Pruning: the key to continuous harvests

The secret to basil from June to November is regular pruning. Left alone, the plant produces flower spikes at the top of the stems, exhausts its energy on reproduction and stops making leaves.

The rule: as soon as the plant has 4-6 well-developed leaves, cut the main stem above the second pair of leaves from the bottom. The plant will respond with two new lateral shoots. Repeat every time a new stem reaches 4-6 leaves. In a few weeks you have a bushy plant full of leaves.

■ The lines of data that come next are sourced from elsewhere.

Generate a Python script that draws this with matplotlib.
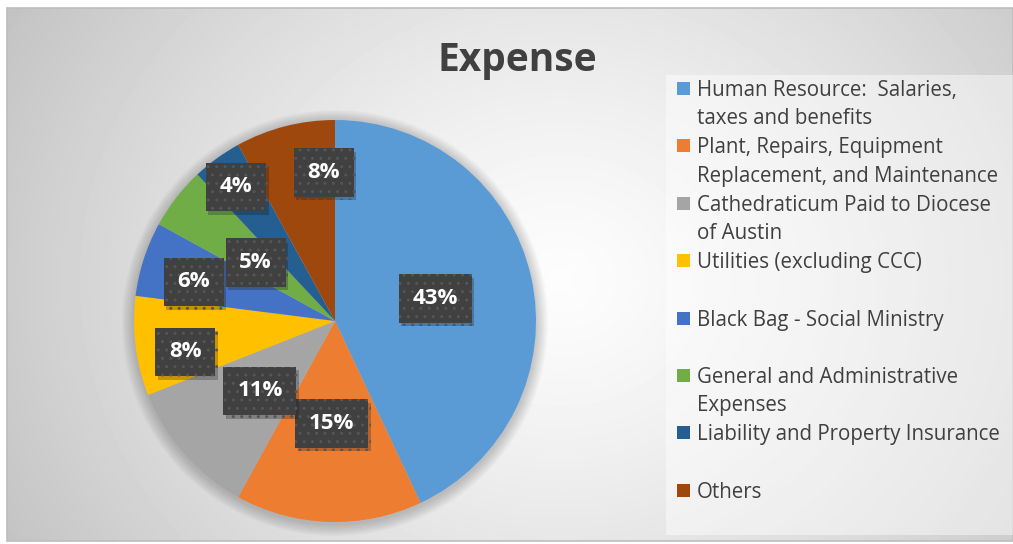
import numpy as np
import matplotlib.pyplot as plt
import matplotlib.patheffects as pe
from matplotlib.patches import Rectangle, Circle

# data
categories = [
    "Human Resource:  Salaries,\ntaxes and benefits",
    "Plant, Repairs, Equipment\nReplacement, and Maintenance",
    "Cathedraticum Paid to Diocese\nof Austin",
    "Utilities (excluding CCC)",
    "Black Bag - Social Ministry",
    "General and Administrative\nExpenses",
    "Liability and Property Insurance",
    "Others",
]
shares = [43, 15, 11, 8, 6, 5, 4, 8]
colors = ["#5B9BD5", "#ED7D31", "#A5A5A5", "#FFC000",
          "#4472C4", "#70AD47", "#255E91", "#9E480E"]
# radial position of each % box (fraction of radius), like Excel's best fit
label_dist = [0.51, 0.51, 0.51, 0.76, 0.73, 0.49, 0.83, 0.74]
label_shift = [0, 0, 1.5, 4.5, 2.5, 1.5, 0.5, -10]  # angular nudges, degrees

plt.rcParams['font.family'] = ['Open Sans', 'DejaVu Sans']

W, H = 1013, 544
fig = plt.figure(figsize=(W / 100, H / 100), dpi=100)
fig.patch.set_facecolor("white")

# --- gradient background -----------------------------------------------------
bg = fig.add_axes([0, 0, 1, 1])
bg.set_xlim(0, W)
bg.set_ylim(H, 0)
bg.axis("off")
x0, y0, x1, y1 = 7, 8, W, 541
xx, yy = np.meshgrid(np.arange(x0, x1), np.arange(y0, y1))
d = np.hypot(xx - 560, (yy - 280) * 1.15) / 620.0
val = 0.99 - 0.22 * np.clip(d, 0, 1.2) ** 1.3
bg.imshow(val, cmap="gray", vmin=0, vmax=1, extent=(x0, x1, y1, y0),
          interpolation="bilinear", aspect="auto")
bg.add_patch(Rectangle((x0, y0), x1 - x0, y1 - y0, fill=False,
                       edgecolor="#bdbdbd", lw=1.2))
# legend panel
bg.add_patch(Rectangle((666, 75), W - 666, 460, facecolor="white",
                       alpha=0.45, edgecolor="none"))

bg.text(517, 60, "Expense", ha="center", va="center", fontsize=28,
        fontweight="bold", color="#404040")

# legend entries drawn by hand
slot_y = 89
for cat, col in zip(categories, colors):
    bg.add_patch(Rectangle((677, slot_y - 7), 13, 13, facecolor=col,
                           edgecolor="none"))
    bg.text(697, slot_y - 9, cat, ha="left", va="top", fontsize=14.8,
            color="#404040", linespacing=1.45)
    slot_y += 57.4

# --- pie -----------------------------------------------------------------------
cx, cy, r = 335, 321, 201
ax = fig.add_axes([(cx - r) / W, (H - cy - r) / H, 2 * r / W, 2 * r / H])
ax.set_xlim(-1, 1)
ax.set_ylim(-1, 1)
ax.set_aspect("equal")
ax.axis("off")
# soft halo around the pie
for k in range(10):
    ax.add_patch(Circle((0, -0.01), 1.0 + 0.006 * (k + 1), facecolor="black",
                        alpha=0.018, edgecolor="none", clip_on=False))
wedges, _ = ax.pie(shares, colors=colors, startangle=90, counterclock=False,
                   radius=1, wedgeprops=dict(linewidth=0))
ax.set_xlim(-1, 1)
ax.set_ylim(-1, 1)

for w, s, dist, shift in zip(wedges, shares, label_dist, label_shift):
    ang = np.deg2rad((w.theta1 + w.theta2) / 2 + shift)
    lx, ly = dist * np.cos(ang), dist * np.sin(ang)
    t = ax.text(lx, ly, f"{s}%", ha="center", va="center", fontsize=16,
                fontweight="bold", color="white",
                bbox=dict(boxstyle="square,pad=0.62", facecolor="#404040",
                          edgecolor="#555555", linewidth=0, hatch=".."))
    t.get_bbox_patch().set_path_effects(
        [pe.SimplePatchShadow(offset=(2, -2.5), alpha=0.25), pe.Normal()])

fig.savefig("out.png", dpi=100)
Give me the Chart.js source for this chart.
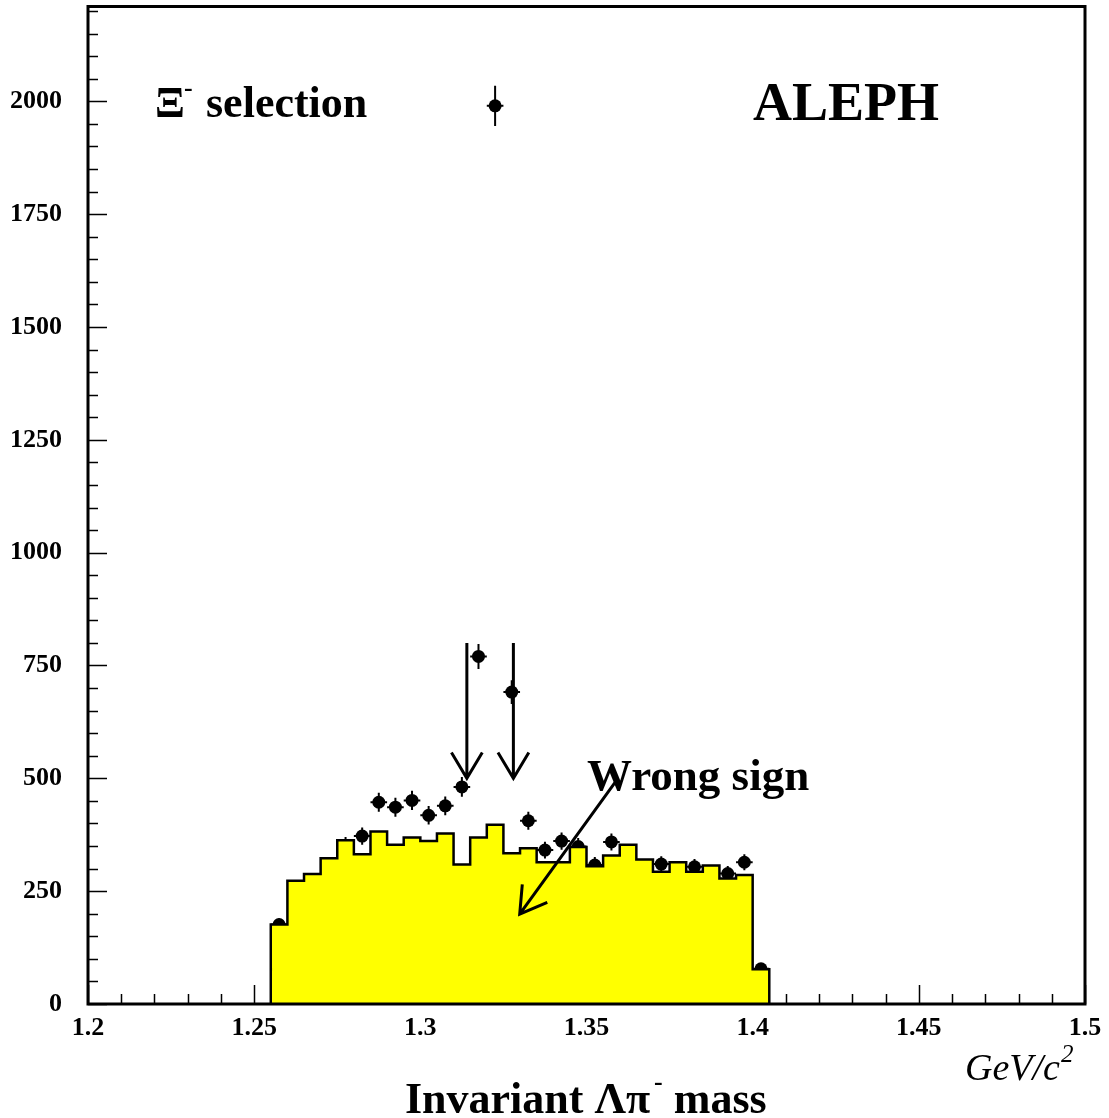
<!DOCTYPE html>
<html>
<head>
<meta charset="utf-8">
<script src="https://cdn.jsdelivr.net/npm/chart.js@4.4.0/dist/chart.umd.min.js"></script>
<style>
  html, body { margin: 0; padding: 0; background: #fff; }
  canvas { display: block; }
</style>
</head>
<body>
<canvas id="massChart" width="1109" height="1118"></canvas>
<script>
// Lambda pi- invariant mass, 5 MeV bins starting at 1.255 GeV/c^2
const binStart = 1.255;
const binWidth = 0.005;
// wrong-sign combinations (yellow histogram)
const wrongSign = [176, 273, 288, 323, 363, 332, 382, 353, 369, 361,
                   378, 309, 369, 397, 334, 345, 314, 314, 348, 305,
                   329, 353, 320, 293, 314, 293, 307, 278, 286, 77];
// right-sign combinations (points with errors)
const rightSign = [176, 250, 265, 300, 351, 372, 447, 436, 451, 418,
                   439, 481, 770, 1990, 691, 406, 341, 361, 349, 308,
                   359, 330, 298, 310, 292, 304, 285, 289, 314, 78];
// axis labels
const yLabels = [0, 250, 500, 750, 1000, 1250, 1500, 1750, 2000];
const xLabels = [1.2, 1.25, 1.3, 1.35, 1.4, 1.45, 1.5];
// mass window arrows and the "Wrong sign" pointer, in axis units
const windowCuts = [1.314, 1.328];
const cutArrowTop = 800, cutArrowTip = 500;
const wrongArrow = { x0: 1.3586, y0: 491, x1: 1.3299, y1: 199 };

const yMax = 2210;
const serif = '"Liberation Serif", "Times New Roman", serif';

const binCentres = rightSign.map((_, i) => binStart + (i + 0.5) * binWidth);
const histSteps = [{ x: binStart, y: 0 }]
  .concat(wrongSign.map((v, i) => ({ x: binStart + i * binWidth, y: v })))
  .concat([{ x: binStart + wrongSign.length * binWidth, y: 0 }]);

function arrow(ctx, x0, y0, x1, y1) {
  const ang = Math.atan2(y1 - y0, x1 - x0);
  const len = 30, spread = 0.54;
  ctx.beginPath();
  ctx.moveTo(x0, y0);
  ctx.lineTo(x1, y1);
  ctx.moveTo(x1 - len * Math.cos(ang - spread), y1 - len * Math.sin(ang - spread));
  ctx.lineTo(x1, y1);
  ctx.lineTo(x1 - len * Math.cos(ang + spread), y1 - len * Math.sin(ang + spread));
  ctx.stroke();
}

// tick marks point into the frame, like the old HBOOK style
const innerTicks = {
  id: 'innerTicks',
  beforeDatasetsDraw(chart) {
    const { ctx, chartArea: a, scales: { x, y } } = chart;
    ctx.save();
    ctx.strokeStyle = '#000';
    ctx.lineWidth = 1.5;
    ctx.beginPath();
    for (let v = 0; v <= yMax; v += 50) {
      const py = Math.round(y.getPixelForValue(v)) + 0.5;
      const len = v % 250 === 0 ? 19 : 10;
      ctx.moveTo(a.left, py);
      ctx.lineTo(a.left + len, py);
    }
    for (let k = 0; k <= 30; k++) {
      const px = Math.round(x.getPixelForValue(1.2 + k * 0.01)) + 0.5;
      const len = k % 5 === 0 ? 19 : 10;
      ctx.moveTo(px, a.bottom);
      ctx.lineTo(px, a.bottom - len);
    }
    ctx.stroke();
    ctx.restore();
  },
  afterDatasetsDraw(chart) {
    const { ctx, chartArea: a } = chart;
    ctx.save();
    ctx.strokeStyle = '#000';
    ctx.lineWidth = 3;
    ctx.strokeRect(a.left, a.top, a.right - a.left, a.bottom - a.top);
    ctx.restore();
  }
};

// sqrt(N) vertical and half-bin horizontal error bars
const errorBars = {
  id: 'errorBars',
  afterDatasetDraw(chart, args) {
    if (args.index !== 1) return;
    const { ctx, scales: { x, y } } = chart;
    ctx.save();
    ctx.strokeStyle = '#000';
    ctx.lineWidth = 2;
    ctx.beginPath();
    rightSign.forEach((n, i) => {
      const c = binCentres[i];
      const err = Math.sqrt(n);
      const px = x.getPixelForValue(c), py = y.getPixelForValue(n);
      ctx.moveTo(px, y.getPixelForValue(n - err));
      ctx.lineTo(px, y.getPixelForValue(n + err));
      ctx.moveTo(x.getPixelForValue(c - binWidth / 2), py);
      ctx.lineTo(x.getPixelForValue(c + binWidth / 2), py);
    });
    ctx.stroke();
    ctx.restore();
  }
};

const labels = {
  id: 'labels',
  afterDraw(chart) {
    const { ctx, scales: { x, y } } = chart;
    ctx.save();
    ctx.fillStyle = '#000';
    ctx.strokeStyle = '#000';
    ctx.lineWidth = 3;
    ctx.textBaseline = 'alphabetic';

    windowCuts.forEach(m => {
      const px = x.getPixelForValue(m);
      arrow(ctx, px, y.getPixelForValue(cutArrowTop), px, y.getPixelForValue(cutArrowTip));
    });
    arrow(ctx, x.getPixelForValue(wrongArrow.x0), y.getPixelForValue(wrongArrow.y0),
               x.getPixelForValue(wrongArrow.x1), y.getPixelForValue(wrongArrow.y1));

    ctx.font = 'bold 44px ' + serif;
    ctx.fillText('\u039E', 155, 117);
    ctx.font = 'bold 26px ' + serif;
    ctx.fillText('-', 184, 96);
    ctx.font = 'bold 44px ' + serif;
    ctx.fillText('selection', 206, 117);

    ctx.font = 'bold 54px ' + serif;
    ctx.fillText('ALEPH', 753, 120);

    ctx.font = 'bold 45px ' + serif;
    ctx.fillText('Wrong sign', 587, 790);

    let tx = 405;
    ctx.font = 'bold 44px ' + serif;
    ctx.fillText('Invariant \u039B\u03C0', tx, 1113);
    tx += ctx.measureText('Invariant \u039B\u03C0').width + 4;
    ctx.font = 'bold 26px ' + serif;
    ctx.fillText('-', tx, 1090);
    tx += ctx.measureText('-').width;
    ctx.font = 'bold 44px ' + serif;
    ctx.fillText(' mass', tx, 1113);

    ctx.font = 'italic 38px ' + serif;
    ctx.fillText('GeV/c', 965, 1080);
    const gx = 965 + ctx.measureText('GeV/c').width + 1;
    ctx.font = 'italic 25px ' + serif;
    ctx.fillText('2', gx, 1062);
    ctx.restore();
  }
};

const tickFont = { family: serif, size: 26, weight: 'bold' };

new Chart(document.getElementById('massChart'), {
  type: 'scatter',
  data: {
    datasets: [
      {
        type: 'line',
        label: 'wrong sign',
        data: histSteps,
        stepped: 'before',
        fill: 'origin',
        backgroundColor: '#ffff00',
        borderColor: '#000',
        borderWidth: 2.5,
        pointRadius: 0,
        order: 0
      },
      {
        label: 'right sign',
        data: rightSign.map((n, i) => ({ x: binCentres[i], y: n })),
        pointRadius: 6.5,
        pointBackgroundColor: '#000',
        pointBorderWidth: 0,
        order: 1
      }
    ]
  },
  options: {
    responsive: false,
    animation: false,
    devicePixelRatio: 1,
    layout: { padding: { top: 5, right: 24, left: 0, bottom: 0 } },
    plugins: { legend: { display: false }, tooltip: { enabled: false } },
    scales: {
      x: {
        type: 'linear',
        min: 1.2,
        max: 1.5,
        afterBuildTicks: s => { s.ticks = xLabels.map(v => ({ value: v })); },
        afterFit: s => {
          s.height = 114;
          s.paddingLeft = 0;
          s.paddingRight = 0;
        },
        grid: { display: false, drawTicks: false },
        border: { display: false },
        ticks: {
          padding: 9,
          color: '#000',
          font: tickFont,
          maxRotation: 0,
          autoSkip: false,
          callback: v => String(v)
        }
      },
      y: {
        min: 0,
        max: yMax,
        afterBuildTicks: s => { s.ticks = yLabels.map(v => ({ value: v })); },
        afterFit: s => {
          s.width = 88;
          s.paddingTop = 0;
          s.paddingBottom = 0;
        },
        grid: { display: false, drawTicks: false },
        border: { display: false },
        ticks: {
          padding: 26,
          color: '#000',
          font: tickFont,
          autoSkip: false,
          callback: v => String(v)
        }
      }
    }
  },
  plugins: [innerTicks, errorBars, labels]
});
</script>
</body>
</html>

Remove every flower spike as soon as it appears: flowering interrupts leaf production and worsens the aroma.

Fertilising

Basil is a "hungry" plant: it consumes nutrients quickly. Feed every 15 days with a liquid vegetable fertiliser or diluted nettle liquid. In pots with little substrate, feeding matters even more.

Common problems

  • Leaves yellowing from the bottom: overwatering or lack of fertiliser. Check drainage and feed.
  • Leaves with black or brown spots: downy mildew. Remove affected leaves, space plants apart, avoid wetting foliage. In severe cases treat with copper.
  • Holed leaves: slugs or snails. Set traps (a small dish of beer) or coarse-salt barriers around the pot.
  • Aphids on apical shoots: strong water jet or diluted potassium soap.
  • Leggy plant with no leaves: too little light. Move to direct sun.

End of season

Basil is an annual: with the first cool nights (below 12°C, typically October-November) it produces less and dies with the first frost. Before that, cut large bunches of leaves and freeze them (whole or in olive-oil cubes) to have them all winter.